By B.C. Manion
Whether they do it to express their creative spirits, calm their souls or welcome new babies into the world quilters have at least one thing in common — when they finish their work, they have something to show for it.
This weekend, the works of quilt makers will be on display at the 22nd annual Farm Fest & Quilt Show at the Pioneer Florida Museum.
Besides viewing quilts, quilt enthusiasts can purchase items to use in their craft and can bring quilts in to have them appraised.
For those interested in quilting, it is never too late to start, said Jim Denison, a sixth-generation quilter who learned how to cut quilt squares at the age of 9. Anybody who wants to learn to quilt, can, the Dade City man said.
Sara Ross, who also comes from a long line of quilters, observed “there are probably as many reasons people quilt as there are people who quilt.”

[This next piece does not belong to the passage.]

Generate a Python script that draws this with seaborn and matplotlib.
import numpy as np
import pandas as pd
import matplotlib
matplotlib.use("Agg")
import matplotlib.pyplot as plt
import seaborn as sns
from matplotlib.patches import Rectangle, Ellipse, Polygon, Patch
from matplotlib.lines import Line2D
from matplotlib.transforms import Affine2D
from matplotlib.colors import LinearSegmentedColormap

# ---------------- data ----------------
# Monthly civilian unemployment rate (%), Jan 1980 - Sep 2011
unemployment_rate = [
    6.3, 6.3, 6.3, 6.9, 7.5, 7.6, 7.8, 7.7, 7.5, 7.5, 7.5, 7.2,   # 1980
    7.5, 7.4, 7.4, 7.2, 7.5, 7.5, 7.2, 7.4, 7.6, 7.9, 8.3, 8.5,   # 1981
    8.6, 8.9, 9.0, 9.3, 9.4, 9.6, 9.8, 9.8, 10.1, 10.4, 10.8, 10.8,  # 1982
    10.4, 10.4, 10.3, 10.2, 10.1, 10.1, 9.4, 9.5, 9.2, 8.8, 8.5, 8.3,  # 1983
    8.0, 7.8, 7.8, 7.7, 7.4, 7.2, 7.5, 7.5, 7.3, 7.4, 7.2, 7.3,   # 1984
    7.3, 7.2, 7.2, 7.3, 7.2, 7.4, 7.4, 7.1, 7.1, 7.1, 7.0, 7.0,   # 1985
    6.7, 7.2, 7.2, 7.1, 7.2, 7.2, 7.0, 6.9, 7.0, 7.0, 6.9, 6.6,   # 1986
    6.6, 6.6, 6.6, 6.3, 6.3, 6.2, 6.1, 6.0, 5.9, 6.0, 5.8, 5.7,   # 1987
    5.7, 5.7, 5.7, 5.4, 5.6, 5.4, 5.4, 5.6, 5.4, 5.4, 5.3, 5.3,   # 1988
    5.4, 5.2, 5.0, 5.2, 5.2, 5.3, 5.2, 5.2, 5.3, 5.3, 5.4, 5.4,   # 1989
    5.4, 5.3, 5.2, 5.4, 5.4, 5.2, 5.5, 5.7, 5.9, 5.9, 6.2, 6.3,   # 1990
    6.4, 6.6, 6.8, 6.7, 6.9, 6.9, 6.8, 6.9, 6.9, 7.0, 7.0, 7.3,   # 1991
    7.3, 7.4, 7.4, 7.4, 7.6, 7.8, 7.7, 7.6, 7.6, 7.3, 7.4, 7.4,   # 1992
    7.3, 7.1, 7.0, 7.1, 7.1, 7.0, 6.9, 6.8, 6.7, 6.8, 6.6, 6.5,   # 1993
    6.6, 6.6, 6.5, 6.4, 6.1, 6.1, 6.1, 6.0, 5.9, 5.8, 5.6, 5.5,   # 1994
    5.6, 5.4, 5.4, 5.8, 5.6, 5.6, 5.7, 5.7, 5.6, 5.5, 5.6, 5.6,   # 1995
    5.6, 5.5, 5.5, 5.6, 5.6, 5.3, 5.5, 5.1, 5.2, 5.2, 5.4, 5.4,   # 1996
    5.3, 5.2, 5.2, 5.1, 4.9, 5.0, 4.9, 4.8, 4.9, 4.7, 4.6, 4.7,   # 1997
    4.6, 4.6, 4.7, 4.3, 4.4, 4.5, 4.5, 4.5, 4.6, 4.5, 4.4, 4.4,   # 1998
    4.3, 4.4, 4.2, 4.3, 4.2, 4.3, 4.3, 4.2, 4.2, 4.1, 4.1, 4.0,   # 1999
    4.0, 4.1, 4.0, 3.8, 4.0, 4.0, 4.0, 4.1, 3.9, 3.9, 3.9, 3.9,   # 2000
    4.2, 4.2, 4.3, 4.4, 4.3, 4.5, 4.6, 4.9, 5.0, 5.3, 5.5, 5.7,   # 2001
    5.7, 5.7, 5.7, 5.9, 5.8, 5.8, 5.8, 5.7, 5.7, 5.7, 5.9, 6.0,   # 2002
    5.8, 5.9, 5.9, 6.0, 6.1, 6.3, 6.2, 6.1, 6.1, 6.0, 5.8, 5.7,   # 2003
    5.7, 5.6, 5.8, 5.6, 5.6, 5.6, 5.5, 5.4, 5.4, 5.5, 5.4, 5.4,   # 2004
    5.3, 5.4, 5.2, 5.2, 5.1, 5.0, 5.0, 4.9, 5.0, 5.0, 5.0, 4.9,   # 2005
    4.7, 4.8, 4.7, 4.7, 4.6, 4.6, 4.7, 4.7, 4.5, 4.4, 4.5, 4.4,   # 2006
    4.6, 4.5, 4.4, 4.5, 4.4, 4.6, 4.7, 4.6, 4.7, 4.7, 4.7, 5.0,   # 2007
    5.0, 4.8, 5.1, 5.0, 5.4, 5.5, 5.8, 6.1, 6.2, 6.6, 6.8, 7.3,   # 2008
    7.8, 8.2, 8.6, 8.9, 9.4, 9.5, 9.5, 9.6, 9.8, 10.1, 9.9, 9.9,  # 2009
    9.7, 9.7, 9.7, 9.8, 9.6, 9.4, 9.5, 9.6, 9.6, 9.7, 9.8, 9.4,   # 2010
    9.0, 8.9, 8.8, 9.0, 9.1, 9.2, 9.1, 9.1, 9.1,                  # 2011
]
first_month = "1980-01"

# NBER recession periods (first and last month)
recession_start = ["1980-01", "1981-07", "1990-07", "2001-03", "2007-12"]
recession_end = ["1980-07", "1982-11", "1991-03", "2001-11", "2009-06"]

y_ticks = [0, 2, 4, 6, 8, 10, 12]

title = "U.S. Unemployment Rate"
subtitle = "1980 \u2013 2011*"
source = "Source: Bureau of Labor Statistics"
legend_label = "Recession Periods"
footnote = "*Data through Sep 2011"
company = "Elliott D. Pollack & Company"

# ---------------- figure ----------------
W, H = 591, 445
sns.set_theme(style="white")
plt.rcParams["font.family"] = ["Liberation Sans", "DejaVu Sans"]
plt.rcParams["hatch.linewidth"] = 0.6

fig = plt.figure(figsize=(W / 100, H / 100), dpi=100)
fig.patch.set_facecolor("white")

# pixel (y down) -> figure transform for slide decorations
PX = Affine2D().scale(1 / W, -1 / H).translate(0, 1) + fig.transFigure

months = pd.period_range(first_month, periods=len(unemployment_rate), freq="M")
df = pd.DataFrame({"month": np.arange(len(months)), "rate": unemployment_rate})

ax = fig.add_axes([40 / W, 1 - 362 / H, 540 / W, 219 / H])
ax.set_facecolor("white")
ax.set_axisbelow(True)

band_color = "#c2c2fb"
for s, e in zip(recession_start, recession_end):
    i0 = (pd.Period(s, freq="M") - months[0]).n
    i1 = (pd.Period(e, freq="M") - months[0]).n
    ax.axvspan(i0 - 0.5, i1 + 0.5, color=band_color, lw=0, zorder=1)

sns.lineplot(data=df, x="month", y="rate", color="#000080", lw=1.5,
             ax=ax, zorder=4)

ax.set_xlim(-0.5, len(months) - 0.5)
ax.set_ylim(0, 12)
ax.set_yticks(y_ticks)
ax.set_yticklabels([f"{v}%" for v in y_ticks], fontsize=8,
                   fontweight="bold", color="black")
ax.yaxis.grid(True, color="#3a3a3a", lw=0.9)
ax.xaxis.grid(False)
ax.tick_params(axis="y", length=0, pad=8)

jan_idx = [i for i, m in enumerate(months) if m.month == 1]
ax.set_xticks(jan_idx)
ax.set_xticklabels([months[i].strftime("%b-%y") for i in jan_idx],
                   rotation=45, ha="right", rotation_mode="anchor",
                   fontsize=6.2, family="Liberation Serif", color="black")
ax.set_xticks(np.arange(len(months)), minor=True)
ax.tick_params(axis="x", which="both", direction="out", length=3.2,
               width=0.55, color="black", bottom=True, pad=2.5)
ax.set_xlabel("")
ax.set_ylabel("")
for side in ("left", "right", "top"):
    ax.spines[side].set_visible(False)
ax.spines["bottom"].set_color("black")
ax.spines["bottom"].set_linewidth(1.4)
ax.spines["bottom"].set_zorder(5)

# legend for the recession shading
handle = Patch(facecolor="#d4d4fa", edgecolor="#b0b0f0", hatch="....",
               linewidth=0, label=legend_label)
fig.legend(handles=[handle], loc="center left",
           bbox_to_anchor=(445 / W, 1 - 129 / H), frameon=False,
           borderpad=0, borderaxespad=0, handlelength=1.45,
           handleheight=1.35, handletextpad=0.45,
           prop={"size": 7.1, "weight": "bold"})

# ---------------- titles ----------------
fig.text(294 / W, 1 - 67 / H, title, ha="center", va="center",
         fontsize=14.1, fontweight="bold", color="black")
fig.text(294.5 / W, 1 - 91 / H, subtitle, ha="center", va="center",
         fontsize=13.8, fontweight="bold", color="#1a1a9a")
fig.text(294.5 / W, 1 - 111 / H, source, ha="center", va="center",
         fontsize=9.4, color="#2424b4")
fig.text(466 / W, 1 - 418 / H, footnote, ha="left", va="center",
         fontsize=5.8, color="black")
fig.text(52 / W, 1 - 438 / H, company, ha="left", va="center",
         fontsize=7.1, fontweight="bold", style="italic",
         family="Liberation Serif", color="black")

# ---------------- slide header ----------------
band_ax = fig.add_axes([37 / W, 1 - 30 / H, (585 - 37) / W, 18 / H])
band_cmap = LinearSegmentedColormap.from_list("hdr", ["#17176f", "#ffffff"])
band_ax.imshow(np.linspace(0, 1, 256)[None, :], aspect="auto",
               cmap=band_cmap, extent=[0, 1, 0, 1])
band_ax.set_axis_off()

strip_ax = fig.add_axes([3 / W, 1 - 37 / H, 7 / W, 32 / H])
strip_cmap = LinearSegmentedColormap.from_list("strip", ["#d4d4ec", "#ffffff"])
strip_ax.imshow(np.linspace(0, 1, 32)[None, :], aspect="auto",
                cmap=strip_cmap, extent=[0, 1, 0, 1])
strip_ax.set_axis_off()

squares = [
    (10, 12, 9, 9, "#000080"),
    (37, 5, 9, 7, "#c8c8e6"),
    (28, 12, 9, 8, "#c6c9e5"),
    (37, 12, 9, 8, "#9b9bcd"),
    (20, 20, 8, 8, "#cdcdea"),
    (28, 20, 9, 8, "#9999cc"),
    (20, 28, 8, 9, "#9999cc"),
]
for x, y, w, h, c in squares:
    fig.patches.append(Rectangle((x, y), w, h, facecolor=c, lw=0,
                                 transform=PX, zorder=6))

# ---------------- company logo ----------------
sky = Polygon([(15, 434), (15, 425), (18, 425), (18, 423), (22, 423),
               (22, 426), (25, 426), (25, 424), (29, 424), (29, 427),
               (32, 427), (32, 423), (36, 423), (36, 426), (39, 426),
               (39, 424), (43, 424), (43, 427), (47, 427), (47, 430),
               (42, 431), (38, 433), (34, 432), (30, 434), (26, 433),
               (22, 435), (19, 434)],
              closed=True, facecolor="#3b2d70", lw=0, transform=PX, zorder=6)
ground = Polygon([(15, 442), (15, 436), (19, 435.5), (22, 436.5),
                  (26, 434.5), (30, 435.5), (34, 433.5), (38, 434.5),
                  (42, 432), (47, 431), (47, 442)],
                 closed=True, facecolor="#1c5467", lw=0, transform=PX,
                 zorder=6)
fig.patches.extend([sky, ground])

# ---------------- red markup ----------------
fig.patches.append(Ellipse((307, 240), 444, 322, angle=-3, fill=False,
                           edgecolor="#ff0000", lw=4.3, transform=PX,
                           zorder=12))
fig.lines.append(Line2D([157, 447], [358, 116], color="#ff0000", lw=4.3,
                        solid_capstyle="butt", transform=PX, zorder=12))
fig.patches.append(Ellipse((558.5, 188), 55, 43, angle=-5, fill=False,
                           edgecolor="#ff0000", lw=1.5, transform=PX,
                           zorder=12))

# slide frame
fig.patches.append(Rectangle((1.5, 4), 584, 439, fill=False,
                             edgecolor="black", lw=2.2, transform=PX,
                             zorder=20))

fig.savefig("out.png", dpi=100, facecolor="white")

“I started sewing when I was about 9 years old at a treadle sewing machine at my mama’s knee,” the Dade City woman said.
“I remember going to my aunt Emma’s and the ceiling was open. She had a quilting frame hanging from those rafters and when we would come over she would let that quilt frame down, and whatever quilt was there, they’d quilt or tie it.
“The kids would play underneath. Every once in awhile, they’d let us have a needle.
Denison’s grandmother had an open ceiling with a quilt frame, too.
“When the family got together, the women all gathered around the quilt frame and spread the news and shared recipes and pieced and quilted,” he said.
“The kids got put to work cutting out patches or tearing strips or something to keep their little hands busy,” said Denison, who has been quilting nearly 60 years.
Donna Lillibridge, who owns a downtown Dade City shop called Quilts on Palm Lane, began quilting after her children were born through private lessons. She opened her shop about nine years ago, after being unable to find what she needed at other shops.
Kay Morrow, who divides her time between Dade City and Michigan, said she has sewn all her life but didn’t make her first quilt until February 2004.
Since then, she’s made 140 quilts.
Morrow said she’s inspired by fabrics and patterns.
Denison enjoys the challenge of creating new designs. “I’m a fiber artist,” he said.
Lillibridge enjoys having a creative outlet, but also cherishes the sense of serenity that steals over her as she’s quilting.
“When I’m making a quilt, I don’t think about paying the bills. I don’t think of other things. It’s very relaxing. I look up and it’s 2 or 3 o’clock in the morning. It’s ‘Whoa, where have I been?’ ”
Besides deriving pleasure from making quilts, it’s also satisfying to share them with loved ones, or give them to others in need, the Dade City quilters said.
“I practically paid for my high school reunion with quilts that I made and raffled, to cut the cost of people coming,” Ross said. “It has gotten to the point where reunions can be very expensive.”
Denison makes them for his grandchildren and for wedding presents.
“I also give them to people who I know need something to cling to,” he said, mentioning people with cancer or AIDS. “It gives them a sense that somebody cares about them.
“When my wife became bed-bound, she asked for one of my quilts and she kept that quilt until the day she died.”
Lillibridge often donates quilts for drawings sponsored by charities.
Morrow said she becomes very attached to her quilts and doesn’t part with many. And she never sells them.
When a woman told Morrow’s husband she’d like to buy one of his wife’s quilts, he politely informed her: “No. You just have to be a friend and she’ll give you one.”
The 22nd annual Farm Fest & Quilt Show
Featuring approximately 200 quilts, including hanging quilts and bed quilts, and quilted fashions, including handbags, purses, hats, jackets, etc.
The show is at the Pioneer Florida Museum, 15602 Pioneer Museum Road, about a mile north of Dade City off US 301.